(What is expected) From the listing, collect all lines containing the word "with".

========

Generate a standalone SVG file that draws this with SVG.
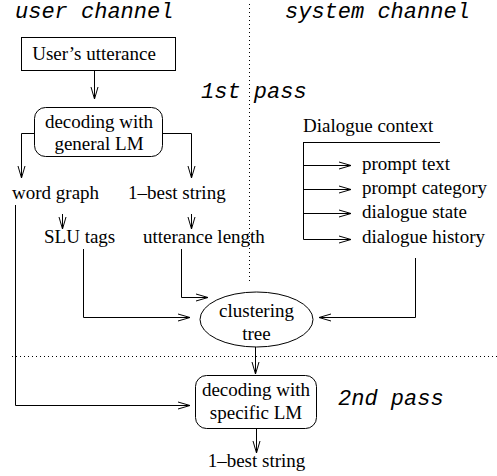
<svg xmlns="http://www.w3.org/2000/svg" width="497" height="476" viewBox="0 0 497 476">
<style>
.t{font-family:"Liberation Serif","Times New Roman",serif;font-size:19px;fill:#000}
.m{font-family:"Liberation Mono","Courier New",monospace;font-size:22px;font-style:italic;fill:#000}
.c{text-anchor:middle}
.ln{fill:none;stroke:#000;stroke-width:1}
.dot{fill:none;stroke:#000;stroke-width:1;stroke-dasharray:1 3}
.box{fill:#fff;stroke:#000;stroke-width:1}
</style>
<defs>
<marker id="ah" markerUnits="userSpaceOnUse" markerWidth="14" markerHeight="10" refX="12" refY="4" orient="auto" overflow="visible">
<path d="M0,0.5 L12,4 L0,7.5" fill="none" stroke="#000" stroke-width="1"/>
</marker>
</defs>
<rect width="497" height="476" fill="#fff"/>
<g id="labels">
<text class="m" x="15" y="18">user channel</text>
<text class="m" x="285" y="18">system channel</text>
<text class="m" x="201" y="98">1st pass</text>
<text class="m" x="338" y="405">2nd pass</text>
</g>
<g id="separators">
<line class="dot" x1="249.5" y1="4" x2="249.5" y2="284"/>
<line class="dot" x1="12" y1="356.5" x2="497" y2="356.5"/>
</g>
<g id="connectors">
<line class="ln" x1="94.5" y1="70" x2="94.5" y2="99" marker-end="url(#ah)"/>
<polyline class="ln" points="34,133.5 21.5,133.5 21.5,178" marker-end="url(#ah)"/>
<polyline class="ln" points="163,133.5 191.5,133.5 191.5,178" marker-end="url(#ah)"/>
<line class="ln" x1="62.5" y1="214" x2="62.5" y2="229" marker-end="url(#ah)"/>
<line class="ln" x1="191.5" y1="214" x2="191.5" y2="229" marker-end="url(#ah)"/>
<polyline class="ln" points="15.5,205 15.5,405.5 190,405.5" marker-end="url(#ah)"/>
<polyline class="ln" points="83.5,249 83.5,317.5 190,317.5" marker-end="url(#ah)"/>
<polyline class="ln" points="181.5,249 181.5,297.5 208,297.5" marker-end="url(#ah)"/>
<polyline class="ln" points="415.5,258 415.5,317.5 319,317.5" marker-end="url(#ah)"/>
<line class="ln" x1="255.5" y1="347" x2="255.5" y2="374" marker-end="url(#ah)"/>
<line class="ln" x1="256.5" y1="429" x2="256.5" y2="453" marker-end="url(#ah)"/>
<line class="ln" x1="303" y1="142.5" x2="440" y2="142.5"/>
<line class="ln" x1="303.5" y1="142.5" x2="303.5" y2="239.5"/>
<line class="ln" x1="303.5" y1="165.5" x2="351" y2="165.5" marker-end="url(#ah)"/>
<line class="ln" x1="303.5" y1="189.5" x2="351" y2="189.5" marker-end="url(#ah)"/>
<line class="ln" x1="303.5" y1="213.5" x2="351" y2="213.5" marker-end="url(#ah)"/>
<line class="ln" x1="303.5" y1="239.5" x2="351" y2="239.5" marker-end="url(#ah)"/>
</g>
<g id="n-utterance">
<rect class="box" x="21.5" y="37.5" width="154" height="33"/>
<text class="t c" x="94" y="59.5">User’s utterance</text>
</g>
<g id="n-decoding-general">
<rect class="box" x="34.5" y="107.5" width="128" height="49" rx="11" ry="11"/>
<text class="t c" x="99" y="128">decoding with</text>
<text class="t c" x="99" y="150">general LM</text>
</g>
<g id="n-word-graph"><text class="t" x="12" y="199">word graph</text></g>
<g id="n-best1"><text class="t" x="128" y="199">1–best string</text></g>
<g id="n-slu"><text class="t" x="44" y="243">SLU tags</text></g>
<g id="n-length"><text class="t" x="143" y="243">utterance length</text></g>
<g id="n-context"><text class="t" x="303" y="132">Dialogue context</text></g>
<g id="n-prompt-text"><text class="t" x="362" y="170">prompt text</text></g>
<g id="n-prompt-cat"><text class="t" x="362" y="194">prompt category</text></g>
<g id="n-state"><text class="t" x="362" y="218">dialogue state</text></g>
<g id="n-history"><text class="t" x="362" y="243">dialogue history</text></g>
<g id="n-tree">
<ellipse class="box" cx="256.5" cy="319.5" rx="56.5" ry="27.5"/>
<text class="t c" x="256.5" y="317">clustering</text>
<text class="t c" x="256.5" y="340">tree</text>
</g>
<g id="n-decoding-specific">
<rect class="box" x="195.5" y="375.5" width="121" height="53" rx="11" ry="11"/>
<text class="t c" x="256" y="396">decoding with</text>
<text class="t c" x="256" y="419">specific LM</text>
</g>
<g id="n-best2"><text class="t c" x="256.5" y="467">1–best string</text></g>
</svg>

========

(Response below)
Generate a standalone SVG file that draws this with SVG.
<text class="t c" x="99" y="128">decoding with</text>
<text class="t c" x="256" y="396">decoding with</text>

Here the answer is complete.